Absolute swill of course, designed to sell papers and peddle an easy scapegoat. Asprilla’s reputation as being a bit of a nutter was legendary so any opportunity to stick the boot in was welcomed by the same tabloid hacks that published stories about him showing his new team-mates home made sex videos he’d filmed with his porn star girlfriend, or his alleged ties to organised crime in his home country.
The reality about him was a lot more mundane. He was a fantastically gifted player who, on his day, was as skilful as anyone in Europe. When the chips were down though he wasn’t a man to be relied on. Temperamental, with a dreadful disciplinary record, he never seemed to fancy it when it was a wet weekend away in the Midlands. On this night though he was as up for it as he ever was in the black and white, determined to show one of the best teams in the world he was better than any of them.
Earning us a 22nd minute penalty, awarded by the never wrong Pierluigi Collina, which he took himself, it seemed on that night he was channelling Diego Maradona. He ran the Barca defence ragged and when he leapt like a Salmon to head us 2-0 up it was clear that he was going to bleed for the cause tonight if he had to. That outcome was unlikely because out there on that pitch no-one could touch him.
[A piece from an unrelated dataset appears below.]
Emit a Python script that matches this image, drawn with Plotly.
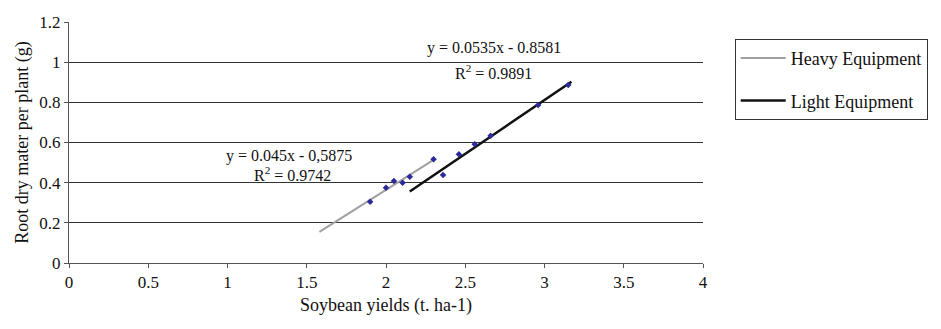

Yet despite this halftime was a sombre affair. Pies in hand, shaking with not only the cold but the adrenaline, fans spoke of the second half to come, a guaranteed battering from the best in Europe. Grim tidings indeed and we had of course surrendered 2-0 leads many times over. What were the odds we could hang on against Barcelona if we couldn’t do it against Barnsley?
Then it happened, the greatest goal I ever saw and the moment when I knew we were going to win. Keith Gillespie, showing some of his best wing-play, picked up the ball in his own half and left Sergi Barjuan for dead. A pin point cross played in to the box and Asprilla threw himself at it, perfectly placed between the two centrebacks. The ball bulleted off his freshly shaved head, pinged into the net and in doing so dispelled all the tension. The celebrations were genuine and even an honest doubter like me felt victory was assured. It was completely routine, the kind of goal you see every week in the Premier League. Those games didn’t matter like this though. As the net bulged there was no West Ham next week, no Wimbledon before it. This was an exhibition match played for the footballing gods.
We were buffeted for the remaining forty minutes and Barcelona pulled back two goals but we did enough to ensure Asprilla’s efforts weren’t in vain. He strode off with the match ball that night, the very least he deserved for giving Newcastle fans the greatest night of their lives, one that still hasn’t been eclipsed, too many false dawns leaving us grasping for memories such as this one. Dalglish rewarded him by selling him in the January transfer window.